Secondly, let’s look at too much time together. You may think I’ve lost my counseling mind on this but hear me out. In our previously busy, rushed and over achieving life style, many of us pleaded for more time to be with our loved ones. Now that we have it we want to get rid of it. First, let me consider the husband and wife dynamic. It is vital the spouses spend time together, we all need to love, care and support our spouses. We also need our space. Whenever I’m off for an extended time with my wife, I tend to let’s say, “get in her way”, you could call it a harmless form of harassment! When this happens she has a common phrase that she uses, “This is why men go to work every day”. Guess what, she’s right.
So, how do we combat too much time together? We must find proper ways of separation. I have a home library to which I retire. Although I’m not working from my church office, I am responsible to be working from home. I’ve found the best way to accomplish this is through maintaining my ordinary ministry habits as much as I can. Establish a consistent wake up time, exercise, and pre work preparation. This means get cleaned up, showered and dressed, then go to work, even though it’s just down the hall. My wife has been busy keeping the house clean, laundry done, meals prepared. Important safety tip guys; help in those areas when you can. It’s not just her job.
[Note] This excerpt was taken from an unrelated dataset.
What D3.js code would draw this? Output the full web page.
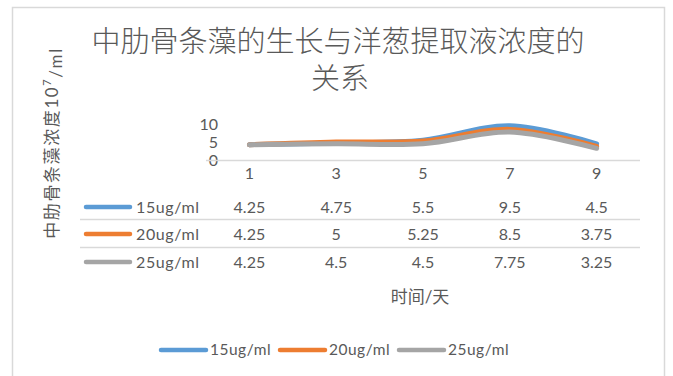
<!DOCTYPE html>
<html>
<head>
<meta charset="utf-8">
<script src="https://cdn.jsdelivr.net/npm/d3@7"></script>
<style>
  html, body { margin: 0; padding: 0; background: #fff; }
  svg { display: block; }
  text { font-family: "Lato", "Noto Sans CJK SC", sans-serif; fill: #595959; }
</style>
</head>
<body>
<svg id="chart" width="673" height="376"></svg>
<script>
// Sampling days (category axis)
const days = ["1", "3", "5", "7", "9"];
// Algae concentration per concentration of onion extract
const seriesNames = ["15ug/ml", "20ug/ml", "25ug/ml"];
const values15 = [4.25, 4.75, 5.5, 9.5, 4.5];
const values20 = [4.25, 5, 5.25, 8.5, 3.75];
const values25 = [4.25, 4.5, 4.5, 7.75, 3.25];
const yTicks = [0, 5, 10];
const colors = ["#5b9bd5", "#ed7d31", "#a5a5a5"];

const series = [values15, values20, values25].map((v, i) => ({
  name: seriesNames[i], values: v, color: colors[i]
}));

const svg = d3.select("#chart");

// chart frame
svg.append("rect")
  .attr("x", 12.5).attr("y", 7.5)
  .attr("width", 652).attr("height", 400)
  .attr("fill", "#fff").attr("stroke", "#d9d9d9").attr("stroke-width", 1.5);

// title
const title = svg.append("text")
  .attr("text-anchor", "middle")
  .attr("font-size", 29)
  .attr("font-weight", 300);
title.append("tspan").attr("x", 338).attr("y", 52).text("中肋骨条藻的生长与洋葱提取液浓度的");
title.append("tspan").attr("x", 340).attr("y", 89).text("关系");

// scales
const x = d3.scaleBand().domain(days).range([206, 640]);
const y = d3.scaleLinear().domain([0, 10]).range([160, 124]);

// y axis labels
const yAxis = svg.append("g").attr("transform", "translate(218,0)")
  .call(d3.axisLeft(y).tickValues(yTicks).tickSize(0).tickPadding(0));
yAxis.select(".domain").remove();
yAxis.selectAll("text").attr("font-size", 16).attr("fill", "#595959")
  .style("font-family", "Lato, 'Noto Sans CJK SC', sans-serif");

// baseline
svg.append("line")
  .attr("x1", 206).attr("x2", 640)
  .attr("y1", y(0) + 0.5).attr("y2", y(0) + 0.5)
  .attr("stroke", "#d9d9d9").attr("stroke-width", 1.3);

// category labels
const xAxis = svg.append("g").attr("transform", "translate(0,168)")
  .call(d3.axisBottom(x).tickSize(0).tickPadding(0));
xAxis.select(".domain").remove();
xAxis.selectAll("text").attr("font-size", 16).attr("fill", "#595959").attr("dy", "0.71em")
  .style("font-family", "Lato, 'Noto Sans CJK SC', sans-serif");

// smoothed lines
const line = d3.line()
  .x((d, i) => x(days[i]) + x.bandwidth() / 2)
  .y(d => y(d))
  .curve(d3.curveCatmullRom.alpha(0.5));

svg.append("g").selectAll("path").data(series).join("path")
  .attr("d", d => line(d.values))
  .attr("fill", "none")
  .attr("stroke", d => d.color)
  .attr("stroke-width", 5)
  .attr("stroke-linecap", "round")
  .attr("stroke-linejoin", "round");

// data table
const rowY = [207, 234, 262];
const table = svg.append("g");
[219, 247].forEach(yy => {
  table.append("line").attr("x1", 80).attr("x2", 640)
    .attr("y1", yy + 0.5).attr("y2", yy + 0.5)
    .attr("stroke", "#d9d9d9").attr("stroke-width", 1.3);
});
series.forEach((s, i) => {
  const ry = rowY[i];
  table.append("line").attr("x1", 86).attr("x2", 130)
    .attr("y1", ry).attr("y2", ry)
    .attr("stroke", s.color).attr("stroke-width", 4.5).attr("stroke-linecap", "round");
  table.append("text").attr("x", 136).attr("y", ry).attr("dy", "0.35em")
    .attr("font-size", 16).attr("letter-spacing", 0.6).text(s.name);
  s.values.forEach((v, j) => {
    table.append("text")
      .attr("x", x(days[j]) + x.bandwidth() / 2).attr("y", ry).attr("dy", "0.35em")
      .attr("text-anchor", "middle").attr("font-size", 16)
      .text(v);
  });
});

// axis titles
svg.append("text")
  .attr("x", 420).attr("y", 297).attr("dy", "0.35em")
  .attr("text-anchor", "middle").attr("font-size", 17)
  .text("时间/天");

const yTitle = svg.append("text")
  .attr("transform", "translate(52,143) rotate(-90)")
  .attr("text-anchor", "middle").attr("dy", "0.35em")
  .attr("font-size", 17).attr("letter-spacing", 1.6);
yTitle.append("tspan").text("中肋骨条藻浓度10");
yTitle.append("tspan").attr("font-size", 11).attr("dy", "-0.6em").text("7");
yTitle.append("tspan").attr("dy", "0.6em").text("/ml");

// legend
const legend = svg.append("g");
const legendX = [161, 280, 399];
series.forEach((s, i) => {
  legend.append("line").attr("x1", legendX[i]).attr("x2", legendX[i] + 45)
    .attr("y1", 350).attr("y2", 350)
    .attr("stroke", s.color).attr("stroke-width", 4.5).attr("stroke-linecap", "round");
  legend.append("text").attr("x", legendX[i] + 49).attr("y", 350).attr("dy", "0.35em")
    .attr("font-size", 15.5).attr("letter-spacing", 0.5).text(s.name);
});
</script>
</body>
</html>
On a more serious note, disagreements, squabbles, fights and worst of all abuse do take place during lockdown situations. Just like a boxing match we have to sometimes go to our separate corners. While you are in your separate corners be productive. Examine your relationship with your spouse. Consider what initially attracted you to them. List their positive attributes. Write them a handwritten note and then you need to establish normal communications.
Now, let’s look at the family dynamic. The same cause and effect principles apply to the children as they did to the spouse. Although they would most times disagree; children thrive in a controlled family environment. Let me give you a view of what this looks like. The day starts with a regular wake up time, a good breakfast and then age appropriate chores. Everyone participates and pitches in. Next, get your daily school work done. Again same time every day, Monday through Friday. Do your best to make it fun and interesting but do it. Kids then need daily exercise and activity, make the most of what is available. I also want to recommend family game time, movies and home videos.
Finally during this time when God has seemed to put the brakes on, slow down! Parents need to have time with God; individually and separately. Family devotions can and must be taken advantage of during this lockdown. Dads lead but everyone participates. Parents also get your children to do age appropriate personal devotions. This is finally completed by prayer; spousal, family and individually. Give lots of hugs too!